Aim of the exercise: Images should be left out, and everything else in the listing reproduced exactly.

** BEGIN Dataset excerpt **

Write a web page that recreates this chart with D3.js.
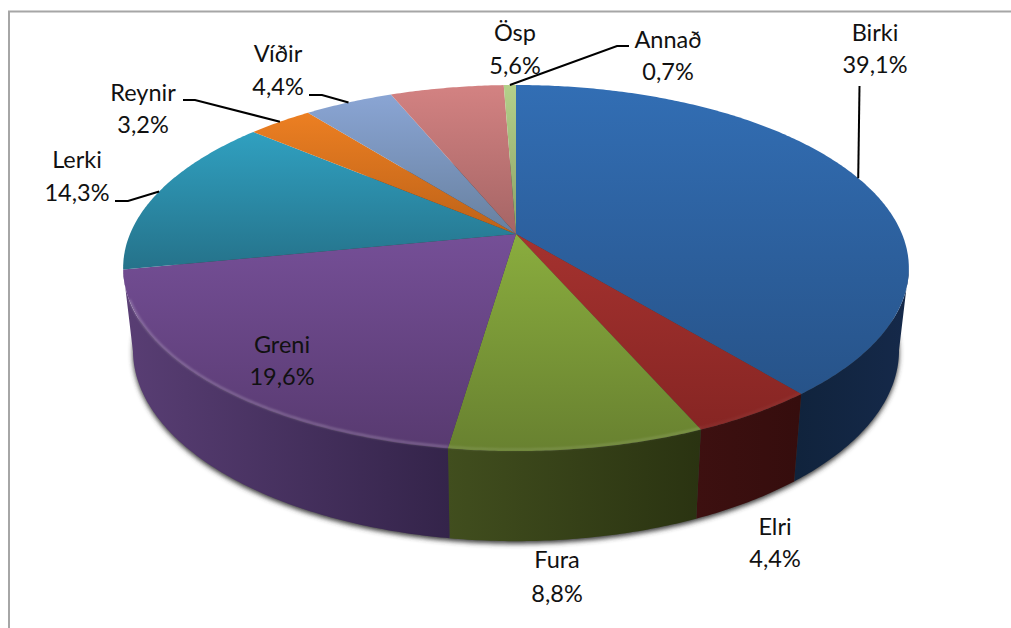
<!DOCTYPE html>
<html><head><meta charset="utf-8">
<style>html,body{margin:0;padding:0;background:#fff}svg{display:block}text{font-family:Lato,"Open Sans",sans-serif;font-size:23.5px;fill:#111;text-anchor:middle}</style>
<script src="https://cdn.jsdelivr.net/npm/d3@7"></script></head><body><svg id="c" width="1011" height="628"></svg>
<script>
const categories=["Birki","Elri","Fura","Greni","Lerki","Reynir","Víðir","Ösp","Annað"];
const values=[39.1,4.4,8.8,19.6,14.3,3.2,4.4,5.6,0.7];
const valueLabels=["39,1%","4,4%","8,8%","19,6%","14,3%","3,2%","4,4%","5,6%","0,7%"];
const faceTop=["#326eb4","#a5322f","#8aad3e","#754f97","#30a0c0","#ec7f22","#8aa5d4","#d38282","#b4d08a"];
const faceBottom=["#275389","#862523","#688130","#583a70","#25728a","#bd6218","#67809f","#a56565","#8ba266"];
const sideLeft=["#10233c","#3d1010","#414e1e","#593e74","#2a6f85","#b05c14","#5a7299","#8d5252","#7f9a5c"];
const sideRight=["#15294a","#350d0d","#2a3311","#34244a","#2a6f85","#b05c14","#5a7299","#8d5252","#7f9a5c"];
const rimOpacity=[0,0.05,0.14,0.26,0,0,0,0,0];
// label placement: centre x, first and second baseline; leader elbow
const labelPos=[[875,41,73],[775,535,567],[557,568,602],[282,353,385],[77,168,201],[143,101,133],[278,62,95],[515,41,74],[668,48,80]];
const elbows=[[[859.5,86]],null,null,null,[[115,201],[128,201]],[[183,100],[195,100]],[[309,95],[322,95]],null,[[629,46],[617,46]]];

// perspective projection of the pie's top disc
const cx=516,R=386,pc=0.186,pa=133.2,apexY=234;
const proj=(t,r=1)=>{const d=1+pc*r*Math.cos(t);return [cx+R*r*Math.sin(t)/d,(apexY-pa*r*Math.cos(t))/d];};
const lower=([x,y])=>[cx+0.975*(x-cx),350+(y-268)*1.044];
const line=d3.line();
const svg=d3.select("#c");
const defs=svg.append("defs");
defs.append("filter").attr("id","sh").attr("x","-5%").attr("y","-5%").attr("width","110%").attr("height","110%")
  .append("feGaussianBlur").attr("stdDeviation",2.6);
defs.append("filter").attr("id","rim").append("feGaussianBlur").attr("stdDeviation",0.9);

const TAU=2*Math.PI;
// shares are percentages of 100, so the printed total of 100.1 is clipped at the full turn
const arcs=d3.pie().sort(null).value(d=>d)(values);
const turn=d3.sum(values)/100;
arcs.forEach(s=>{s.startAngle*=turn;s.endAngle=Math.min(s.endAngle*turn,TAU);});
const arcPts=(a,b)=>{const n=Math.max(2,Math.ceil((b-a)/0.01));return d3.range(n+1).map(i=>proj(a+(b-a)*i/n));};

arcs.forEach((s,i)=>{
  const g=defs.append("linearGradient").attr("id","f"+i).attr("x1",0).attr("y1",0).attr("x2",0).attr("y2",1);
  g.append("stop").attr("offset",0).attr("stop-color",faceTop[i]);
  g.append("stop").attr("offset",1).attr("stop-color",faceBottom[i]);
  const h=defs.append("linearGradient").attr("id","s"+i).attr("x1",0).attr("y1",0).attr("x2",1).attr("y2",0);
  h.append("stop").attr("offset",0).attr("stop-color",sideLeft[i]);
  h.append("stop").attr("offset",1).attr("stop-color",sideRight[i]);
});

// frame
svg.append("path").attr("d","M9,628V11.5H1011").attr("fill","none").attr("stroke","#a6a6a6").attr("stroke-width",2);

// visible wall runs from one silhouette tangent to the end of the last front slice
const wallA=Math.acos(-pc), wallB=arcs[3].endAngle;

// shadow
const ring=arcPts(0,TAU).map(lower);
svg.append("path").attr("d",line(ring)+"Z").attr("transform","translate(0,2.5)").attr("fill","#3a3a3a").attr("filter","url(#sh)");

// side walls
const front=arcs.filter(s=>s.startAngle<wallB&&s.endAngle>wallA);
svg.append("g").selectAll("path").data(front).join("path")
  .attr("d",s=>{const p=arcPts(Math.max(s.startAngle,wallA),Math.min(s.endAngle,wallB));return line(p.concat(p.slice().reverse().map(lower)))+"Z";})
  .attr("fill",s=>`url(#s${s.index})`);

// top faces
svg.append("g").selectAll("path").data(arcs).join("path")
  .attr("d",s=>line([proj(0,0)].concat(arcPts(s.startAngle,s.endAngle)))+"Z")
  .attr("fill",s=>`url(#f${s.index})`);

// bevel along the front rim
svg.append("g").attr("filter","url(#rim)").selectAll("path")
  .data(front.filter(s=>rimOpacity[s.index]>0)).join("path")
  .attr("d",s=>line(arcPts(Math.max(s.startAngle,wallA),Math.min(s.endAngle,4.35)).map(([x,y])=>[x,y-1.5])))
  .attr("fill","none").attr("stroke","#fff").attr("stroke-opacity",s=>rimOpacity[s.index]).attr("stroke-width",2);

// leader lines
arcs.forEach((s,i)=>{
  if(!elbows[i])return;
  const m=(s.startAngle+s.endAngle)/2;
  svg.append("path").attr("d",line(elbows[i].concat([proj(m)])))
    .attr("fill","none").attr("stroke","#000").attr("stroke-width",2);
});

// labels
categories.forEach((c,i)=>{
  const [x,y1,y2]=labelPos[i];
  svg.append("text").attr("x",x).attr("y",y1).text(c);
  svg.append("text").attr("x",x).attr("y",y2).text(valueLabels[i]);
});
</script></body></html>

** END Dataset excerpt **

Solution below:
Write a web page that recreates this chart with D3.js.
<!DOCTYPE html>
<html><head><meta charset="utf-8">
<style>html,body{margin:0;padding:0;background:#fff}svg{display:block}text{font-family:Lato,"Open Sans",sans-serif;font-size:23.5px;fill:#111;text-anchor:middle}</style>
<script src="https://cdn.jsdelivr.net/npm/d3@7"></script></head><body><svg id="c" width="1011" height="628"></svg>
<script>
const categories=["Birki","Elri","Fura","Greni","Lerki","Reynir","Víðir","Ösp","Annað"];
const values=[39.1,4.4,8.8,19.6,14.3,3.2,4.4,5.6,0.7];
const valueLabels=["39,1%","4,4%","8,8%","19,6%","14,3%","3,2%","4,4%","5,6%","0,7%"];
const faceTop=["#326eb4","#a5322f","#8aad3e","#754f97","#30a0c0","#ec7f22","#8aa5d4","#d38282","#b4d08a"];
const faceBottom=["#275389","#862523","#688130","#583a70","#25728a","#bd6218","#67809f","#a56565","#8ba266"];
const sideLeft=["#10233c","#3d1010","#414e1e","#593e74","#2a6f85","#b05c14","#5a7299","#8d5252","#7f9a5c"];
const sideRight=["#15294a","#350d0d","#2a3311","#34244a","#2a6f85","#b05c14","#5a7299","#8d5252","#7f9a5c"];
const rimOpacity=[0,0.05,0.14,0.26,0,0,0,0,0];
// label placement: centre x, first and second baseline; leader elbow
const labelPos=[[875,41,73],[775,535,567],[557,568,602],[282,353,385],[77,168,201],[143,101,133],[278,62,95],[515,41,74],[668,48,80]];
const elbows=[[[859.5,86]],null,null,null,[[115,201],[128,201]],[[183,100],[195,100]],[[309,95],[322,95]],null,[[629,46],[617,46]]];

// perspective projection of the pie's top disc
const cx=516,R=386,pc=0.186,pa=133.2,apexY=234;
const proj=(t,r=1)=>{const d=1+pc*r*Math.cos(t);return [cx+R*r*Math.sin(t)/d,(apexY-pa*r*Math.cos(t))/d];};
const lower=([x,y])=>[cx+0.975*(x-cx),350+(y-268)*1.044];
const line=d3.line();
const svg=d3.select("#c");
const defs=svg.append("defs");
defs.append("filter").attr("id","sh").attr("x","-5%").attr("y","-5%").attr("width","110%").attr("height","110%")
  .append("feGaussianBlur").attr("stdDeviation",2.6);
defs.append("filter").attr("id","rim").append("feGaussianBlur").attr("stdDeviation",0.9);

const TAU=2*Math.PI;
// shares are percentages of 100, so the printed total of 100.1 is clipped at the full turn
const arcs=d3.pie().sort(null).value(d=>d)(values);
const turn=d3.sum(values)/100;
arcs.forEach(s=>{s.startAngle*=turn;s.endAngle=Math.min(s.endAngle*turn,TAU);});
const arcPts=(a,b)=>{const n=Math.max(2,Math.ceil((b-a)/0.01));return d3.range(n+1).map(i=>proj(a+(b-a)*i/n));};

arcs.forEach((s,i)=>{
  const g=defs.append("linearGradient").attr("id","f"+i).attr("x1",0).attr("y1",0).attr("x2",0).attr("y2",1);
  g.append("stop").attr("offset",0).attr("stop-color",faceTop[i]);
  g.append("stop").attr("offset",1).attr("stop-color",faceBottom[i]);
  const h=defs.append("linearGradient").attr("id","s"+i).attr("x1",0).attr("y1",0).attr("x2",1).attr("y2",0);
  h.append("stop").attr("offset",0).attr("stop-color",sideLeft[i]);
  h.append("stop").attr("offset",1).attr("stop-color",sideRight[i]);
});

// frame
svg.append("path").attr("d","M9,628V11.5H1011").attr("fill","none").attr("stroke","#a6a6a6").attr("stroke-width",2);

// visible wall runs from one silhouette tangent to the end of the last front slice
const wallA=Math.acos(-pc), wallB=arcs[3].endAngle;

// shadow
const ring=arcPts(0,TAU).map(lower);
svg.append("path").attr("d",line(ring)+"Z").attr("transform","translate(0,2.5)").attr("fill","#3a3a3a").attr("filter","url(#sh)");

// side walls
const front=arcs.filter(s=>s.startAngle<wallB&&s.endAngle>wallA);
svg.append("g").selectAll("path").data(front).join("path")
  .attr("d",s=>{const p=arcPts(Math.max(s.startAngle,wallA),Math.min(s.endAngle,wallB));return line(p.concat(p.slice().reverse().map(lower)))+"Z";})
  .attr("fill",s=>`url(#s${s.index})`);

// top faces
svg.append("g").selectAll("path").data(arcs).join("path")
  .attr("d",s=>line([proj(0,0)].concat(arcPts(s.startAngle,s.endAngle)))+"Z")
  .attr("fill",s=>`url(#f${s.index})`);

// bevel along the front rim
svg.append("g").attr("filter","url(#rim)").selectAll("path")
  .data(front.filter(s=>rimOpacity[s.index]>0)).join("path")
  .attr("d",s=>line(arcPts(Math.max(s.startAngle,wallA),Math.min(s.endAngle,4.35)).map(([x,y])=>[x,y-1.5])))
  .attr("fill","none").attr("stroke","#fff").attr("stroke-opacity",s=>rimOpacity[s.index]).attr("stroke-width",2);

// leader lines
arcs.forEach((s,i)=>{
  if(!elbows[i])return;
  const m=(s.startAngle+s.endAngle)/2;
  svg.append("path").attr("d",line(elbows[i].concat([proj(m)])))
    .attr("fill","none").attr("stroke","#000").attr("stroke-width",2);
});

// labels
categories.forEach((c,i)=>{
  const [x,y1,y2]=labelPos[i];
  svg.append("text").attr("x",x).attr("y",y1).text(c);
  svg.append("text").attr("x",x).attr("y",y2).text(valueLabels[i]);
});
</script></body></html>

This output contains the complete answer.